» **WHAT YOU HAVE TO DO**
Nothing in the data should change when you return it, but leave the pictures out.

[Start DATA PROVIDED]

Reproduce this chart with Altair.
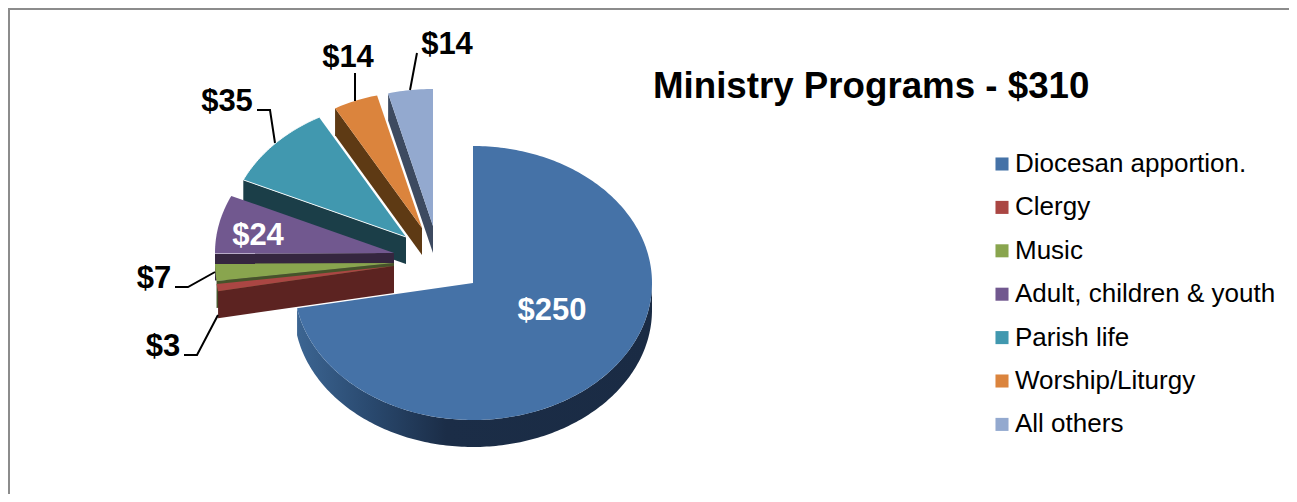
import math
import altair as alt
import pandas as pd

categories = ["Diocesan apportion.", "Clergy", "Music", "Adult, children & youth",
              "Parish life", "Worship/Liturgy", "All others"]
values = [250, 3, 7, 24, 35, 14, 14]
top_colors = ["#4572A7", "#AA4643", "#89A54E", "#71588F", "#4198AF", "#DB843D", "#93A9CF"]
side_colors = ["#1B2D47", "#5C2321", "#46532A", "#35263F", "#1B3E48", "#5E3A14", "#3D4A60"]
value_labels = ["$250", "$3", "$7", "$24", "$35", "$14", "$14"]

# layout of the exploded 3-D pie, in picture pixels
RX, RY, DEPTH = 179, 137, 27
vertex = [(473, 283), (394, 266), (394, 263), (394, 253), (406, 237), (422, 228), (433, 226)]
label_pos = [(552, 311), (163, 347), (154, 279), (258, 236), (227, 102), (348, 58), (447, 45)]
label_col = ["white", "black", "black", "white", "black", "black", "black"]
leaders = [
    [(257, 110), (270, 110), (275, 143)],
    [(355, 73), (355, 101)],
    [(417, 53), (410, 90)],
    [(175, 287), (188, 287), (215, 272)],
    [(184, 355), (197, 355), (218, 315)],
]

W, H = 1281, 486
x_enc = alt.X("x:Q", axis=None, scale=alt.Scale(domain=[8, 8 + W], range=[0, W]))
y_enc = alt.Y("y:Q", axis=None, scale=alt.Scale(domain=[8, 8 + H], range=[0, H]))
fill_scale = alt.Scale(domain=categories, range=top_colors)
legend = alt.Legend(title=None, orient="none", legendX=981, legendY=143, symbolType="square",
                    symbolSize=170, symbolStrokeWidth=0, labelFont="Liberation Sans",
                    labelFontSize=26, labelColor="black", labelLimit=320, rowPadding=17.4,
                    symbolOffset=0, labelOffset=0, padding=0)

total = sum(values)


def pt(v, t, dz=0):
    a = math.radians(t)
    return (v[0] + RX * math.sin(a), v[1] - RY * math.cos(a) + dz)


def arc(v, t0, t1, dz=0):
    n = max(2, int(abs(t1 - t0)) + 1)
    return [pt(v, t0 + (t1 - t0) * k / n, dz) for k in range(n + 1)]


def frame(points, name):
    return pd.DataFrame({"x": [p[0] for p in points], "y": [p[1] for p in points],
                         "i": range(len(points)), "name": name})


angles = [0]
for val in values:
    angles.append(angles[-1] + val / total * 360)

side_gradient = alt.LinearGradient(
    gradient="linear", x1=0, x2=1, y1=0, y2=0,
    stops=[alt.GradientStop(offset=0, color="#3C6592"),
           alt.GradientStop(offset=0.2, color="#2A4A70"),
           alt.GradientStop(offset=0.42, color="#1B2D47"),
           alt.GradientStop(offset=1, color="#1A2B44")])

layers = []
for idx in [6, 5, 4, 3, 2, 1, 0]:
    v, t0, t1 = vertex[idx], angles[idx], angles[idx + 1]
    name = categories[idx]
    if idx == 0:
        wall = arc(v, 90, t1) + arc(v, t1, 90, DEPTH)
        side_mark = alt.Chart(frame(wall, name)).mark_line(fill=side_gradient, strokeWidth=0)
    else:
        wall = [v, pt(v, t0), pt(v, t0, DEPTH), (v[0], v[1] + DEPTH)]
        side_mark = alt.Chart(frame(wall, name)).mark_line(fill=side_colors[idx], strokeWidth=0)
    layers.append(side_mark.encode(x=x_enc, y=y_enc, order=alt.Order("i:Q")))

    top = [v] + arc(v, t0, t1)
    outlined = idx in (1, 2, 3, 4, 5)
    layers.append(
        alt.Chart(frame(top, name))
        .mark_line(strokeWidth=1 if idx == 4 else 0, stroke="white", strokeOpacity=0.9 if outlined else 0)
        .encode(x=x_enc, y=y_enc, order=alt.Order("i:Q"),
                fill=alt.Fill("name:N", scale=fill_scale, legend=legend))
    )

for k, path in enumerate(leaders):
    layers.append(
        alt.Chart(frame(path, "leader")).mark_line(color="black", strokeWidth=2)
        .encode(x=x_enc, y=y_enc, order=alt.Order("i:Q"))
    )

labels = pd.DataFrame({"x": [p[0] for p in label_pos], "y": [p[1] for p in label_pos],
                       "t": value_labels, "c": label_col})
layers.append(
    alt.Chart(labels).mark_text(font="Liberation Sans", fontWeight="bold", fontSize=31,
                                align="center", baseline="middle")
    .encode(x=x_enc, y=y_enc, text="t:N", color=alt.Color("c:N", scale=None, legend=None))
)

border = [
    alt.Chart(pd.DataFrame({"a": [0]})).mark_rule(color="#8C8C8C", strokeWidth=2)
    .encode(x=alt.value(0), x2=alt.value(W), y=alt.value(1)),
    alt.Chart(pd.DataFrame({"a": [0]})).mark_rule(color="#8C8C8C", strokeWidth=2)
    .encode(x=alt.value(1), y=alt.value(0), y2=alt.value(H)),
]

chart = (
    alt.layer(*border, *layers)
    .properties(
        width=W, height=H, padding=0,
        autosize=alt.AutoSizeParams(type="none"),
        title=alt.TitleParams("Ministry Programs - $310", font="Liberation Sans", fontSize=36.7,
                              fontWeight="bold", color="black", anchor="start", frame="group",
                              dx=645, dy=99, offset=0),
    )
    .configure_view(stroke=None)
)

chart.save("out.html", embed_options={"renderer": "svg", "actions": False})
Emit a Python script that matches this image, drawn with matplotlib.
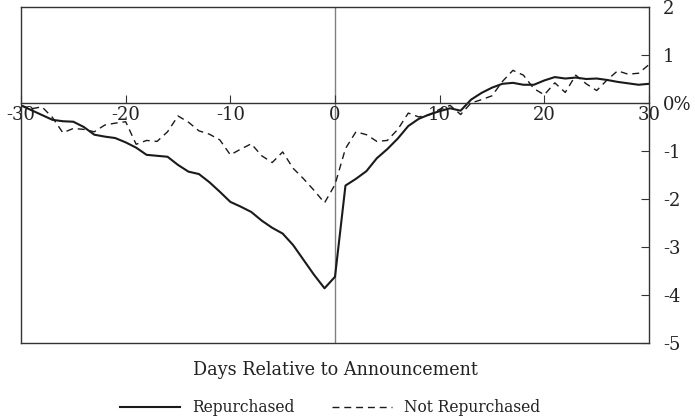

[End DATA PROVIDED]

» **ANSWER TO THE PROBLEM**
Reproduce this chart with Altair.
import math
import altair as alt
import pandas as pd

categories = ["Diocesan apportion.", "Clergy", "Music", "Adult, children & youth",
              "Parish life", "Worship/Liturgy", "All others"]
values = [250, 3, 7, 24, 35, 14, 14]
top_colors = ["#4572A7", "#AA4643", "#89A54E", "#71588F", "#4198AF", "#DB843D", "#93A9CF"]
side_colors = ["#1B2D47", "#5C2321", "#46532A", "#35263F", "#1B3E48", "#5E3A14", "#3D4A60"]
value_labels = ["$250", "$3", "$7", "$24", "$35", "$14", "$14"]

# layout of the exploded 3-D pie, in picture pixels
RX, RY, DEPTH = 179, 137, 27
vertex = [(473, 283), (394, 266), (394, 263), (394, 253), (406, 237), (422, 228), (433, 226)]
label_pos = [(552, 311), (163, 347), (154, 279), (258, 236), (227, 102), (348, 58), (447, 45)]
label_col = ["white", "black", "black", "white", "black", "black", "black"]
leaders = [
    [(257, 110), (270, 110), (275, 143)],
    [(355, 73), (355, 101)],
    [(417, 53), (410, 90)],
    [(175, 287), (188, 287), (215, 272)],
    [(184, 355), (197, 355), (218, 315)],
]

W, H = 1281, 486
x_enc = alt.X("x:Q", axis=None, scale=alt.Scale(domain=[8, 8 + W], range=[0, W]))
y_enc = alt.Y("y:Q", axis=None, scale=alt.Scale(domain=[8, 8 + H], range=[0, H]))
fill_scale = alt.Scale(domain=categories, range=top_colors)
legend = alt.Legend(title=None, orient="none", legendX=981, legendY=143, symbolType="square",
                    symbolSize=170, symbolStrokeWidth=0, labelFont="Liberation Sans",
                    labelFontSize=26, labelColor="black", labelLimit=320, rowPadding=17.4,
                    symbolOffset=0, labelOffset=0, padding=0)

total = sum(values)


def pt(v, t, dz=0):
    a = math.radians(t)
    return (v[0] + RX * math.sin(a), v[1] - RY * math.cos(a) + dz)


def arc(v, t0, t1, dz=0):
    n = max(2, int(abs(t1 - t0)) + 1)
    return [pt(v, t0 + (t1 - t0) * k / n, dz) for k in range(n + 1)]


def frame(points, name):
    return pd.DataFrame({"x": [p[0] for p in points], "y": [p[1] for p in points],
                         "i": range(len(points)), "name": name})


angles = [0]
for val in values:
    angles.append(angles[-1] + val / total * 360)

side_gradient = alt.LinearGradient(
    gradient="linear", x1=0, x2=1, y1=0, y2=0,
    stops=[alt.GradientStop(offset=0, color="#3C6592"),
           alt.GradientStop(offset=0.2, color="#2A4A70"),
           alt.GradientStop(offset=0.42, color="#1B2D47"),
           alt.GradientStop(offset=1, color="#1A2B44")])

layers = []
for idx in [6, 5, 4, 3, 2, 1, 0]:
    v, t0, t1 = vertex[idx], angles[idx], angles[idx + 1]
    name = categories[idx]
    if idx == 0:
        wall = arc(v, 90, t1) + arc(v, t1, 90, DEPTH)
        side_mark = alt.Chart(frame(wall, name)).mark_line(fill=side_gradient, strokeWidth=0)
    else:
        wall = [v, pt(v, t0), pt(v, t0, DEPTH), (v[0], v[1] + DEPTH)]
        side_mark = alt.Chart(frame(wall, name)).mark_line(fill=side_colors[idx], strokeWidth=0)
    layers.append(side_mark.encode(x=x_enc, y=y_enc, order=alt.Order("i:Q")))

    top = [v] + arc(v, t0, t1)
    outlined = idx in (1, 2, 3, 4, 5)
    layers.append(
        alt.Chart(frame(top, name))
        .mark_line(strokeWidth=1 if idx == 4 else 0, stroke="white", strokeOpacity=0.9 if outlined else 0)
        .encode(x=x_enc, y=y_enc, order=alt.Order("i:Q"),
                fill=alt.Fill("name:N", scale=fill_scale, legend=legend))
    )

for k, path in enumerate(leaders):
    layers.append(
        alt.Chart(frame(path, "leader")).mark_line(color="black", strokeWidth=2)
        .encode(x=x_enc, y=y_enc, order=alt.Order("i:Q"))
    )

labels = pd.DataFrame({"x": [p[0] for p in label_pos], "y": [p[1] for p in label_pos],
                       "t": value_labels, "c": label_col})
layers.append(
    alt.Chart(labels).mark_text(font="Liberation Sans", fontWeight="bold", fontSize=31,
                                align="center", baseline="middle")
    .encode(x=x_enc, y=y_enc, text="t:N", color=alt.Color("c:N", scale=None, legend=None))
)

border = [
    alt.Chart(pd.DataFrame({"a": [0]})).mark_rule(color="#8C8C8C", strokeWidth=2)
    .encode(x=alt.value(0), x2=alt.value(W), y=alt.value(1)),
    alt.Chart(pd.DataFrame({"a": [0]})).mark_rule(color="#8C8C8C", strokeWidth=2)
    .encode(x=alt.value(1), y=alt.value(0), y2=alt.value(H)),
]

chart = (
    alt.layer(*border, *layers)
    .properties(
        width=W, height=H, padding=0,
        autosize=alt.AutoSizeParams(type="none"),
        title=alt.TitleParams("Ministry Programs - $310", font="Liberation Sans", fontSize=36.7,
                              fontWeight="bold", color="black", anchor="start", frame="group",
                              dx=645, dy=99, offset=0),
    )
    .configure_view(stroke=None)
)

chart.save("out.html", embed_options={"renderer": "svg", "actions": False})
Emit a Python script that matches this image, drawn with matplotlib.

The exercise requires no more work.